For the reasons set forth above, we AFFIRM the district court's denial of Wolf's motion to remand and its grant of summary judgment in favor of Defendants.
1. Defendants cite Kolkowski v. Goodrich Corp., 448 F.3d 843 (6th Cir. 2006), for the proposition that this question is reviewed by this court under the clearly erroneous standard. But that is only true when the determination is particularly fact-bound. Where key facts are undisputed, the determination is better considered a mixed question of law and fact that we review de novo. Here, the parties agree that a master DBO Plan was in place and that Rieck had entered into a personal DBO Agreement. They further agree that the dispute in this case centers on the meaning of “cash value of the policy” in Rieck's DBO Agreement, and that the “policy” referred to is the insurance policy Causley took out on Rieck's life. R. 47, R & R, PID 1079 (“The parties do not dispute this inevitable conclusion.”) The critical question remaining—whether the DBO Plan and Rieck DBO Agreement qualify as an ERISA plan—is better considered a legal one. House v. Am. United Life Ins. Co., 499 F.3d 443, 449 (5th Cir. 2007) (“In this case, where the parties concede the existence of the firm's employee welfare benefit plan and the facts relative to whether House's coverage was a part of that scheme or a separate plan were undisputed, the district court's interpretation of the word ‘plan’ as used in ERISA poses a question of law subject to de novo review.”).
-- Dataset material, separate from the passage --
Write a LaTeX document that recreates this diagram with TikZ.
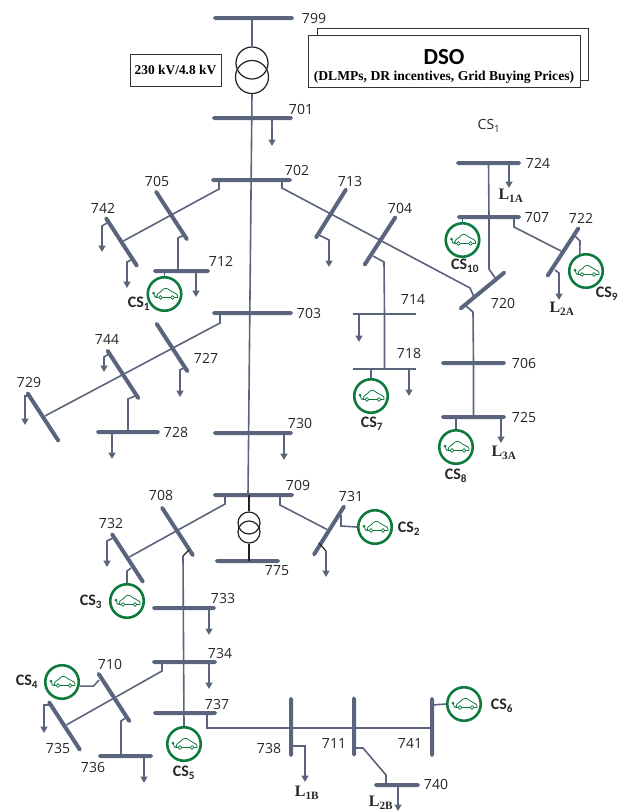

2. Wolf half-heartedly contends that another reason the benefits were “hopelessly vague” is that the DBO Plan didn't actually require that an insurance policy be purchased—and if no such policy is purchased, benefits would be indeterminable. Appellant Br. at 25 (“How does one ascertain the death benefit value if there is no policy?”). But, as the magistrate judge found, the Rieck DBO Agreement's reference to “cash value of the policy” would make no sense if there was no underlying insurance policy. R. 47, PID 1079 n. 2. Moreover, Wolf's entire argument is that she was wrongfully denied benefits because she was entitled to more of the underlying insurance policy (namely, all of it)—so she clearly understood there was an insurance policy in place, that it is the basis for any benefits she's owed, and that the only question is what qualifies as “cash value” of that policy.
3. Wolf argues that these definitions were not relied on by Causley as plan administrator, and that they should not be considered by this court in reviewing the reasonableness of Causley's determination. The magistrate judge rejected this argument, and we do so as well. Wolf does not argue that the exhibits containing these definitions should be excluded from the Administrative Record, and we may—indeed, must—consider the entire Administrative Record in evaluating Causley's decision. See Moon v. Unum Provident Corp., 405 F.3d 373, 378–79 (6th Cir. 2005). Still, Wolf contends that Causley's claim to have relied on those definitions is belied by Causley's own statements that he arrived at his various benefits determinations on his own. Defendants are right that this argument “misses the point,” since “Causley could use these definitions to determine the proper definition of ‘cash value,’ but then still make his own determination as to the amount of benefit above that cash value that CTI would pay to Plaintiff, if any.” Appellee Br. at 27.